It’s a bizarre combination of cartoonish and relentlessly miserable. The former works for Black Lagoon (again, see the Roberta arc that closes out the first season), but the latter really doesn’t. It can be hard to pinpoint the exact line between gritty and violent media that’s still fun and gritty and violent media that’s just dull, but during this arc, which I must also mention, features Balalaika having to shake down minor character and sex club owner Rowen for literal child pornography so she can figure out who these kids are, that line has well been crossed. The arc’s sole redeeming feature is that it’s the first appearance of “The World of Midnight”, the haunting acapella track that has become Black Lagoon’s aural signature in the years since its premiere.

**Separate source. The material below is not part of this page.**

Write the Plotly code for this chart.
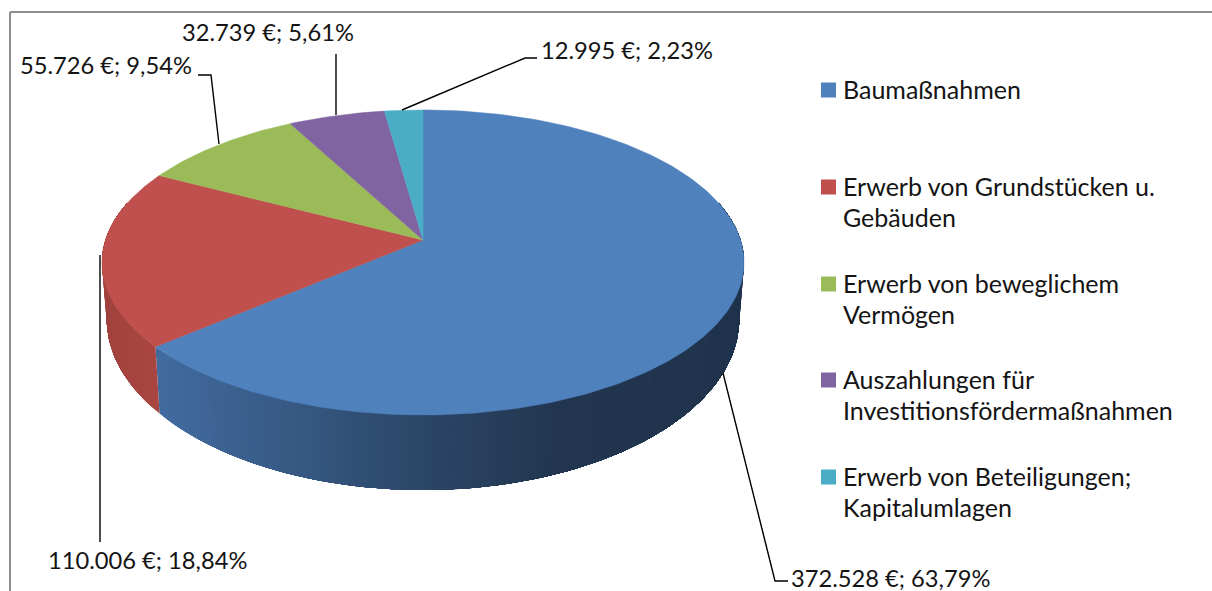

Sadly, the Vampire Twins arc may well have been something of a portent of what was to come for the seinen action genre, as that level of willful bad taste is now the norm for that sort of manga. It’s hard not to draw at least a small line from this arc to the sheer pointlessness of something like say, Gleipnir, or Magical Girl Spec. Ops. Asuka.
Elsewhere in Second Barrage, it’s a more mixed bag. An entertaining arc about a counterfeiter named Jane is a fun throwback to the first season, but it’s over a bit too quickly.
The aforementioned Yakuza arc that closes out the season is interesting in its intricacy, and while its own ruminations on the question of “why do people do bad things?” feel much more earned than those of the Vampire Twins arc, it still fails to make the connections necessary to turn those from merely food for thought into a genuine thematic thesis. It just can’t tie these ideas together well enough, and the overall ending again feels rather grim-for-the-sake-of-it rather than grim-for-a-reason, two categories separated by an admittedly fine line. It’s probably a bit too rude to call Black Lagoon on the whole philosophically empty, but it really comes up short in these areas.
(This is a still of arc character Yukio, but I also like to think of it as a visual metaphor for the weaker parts of the series.)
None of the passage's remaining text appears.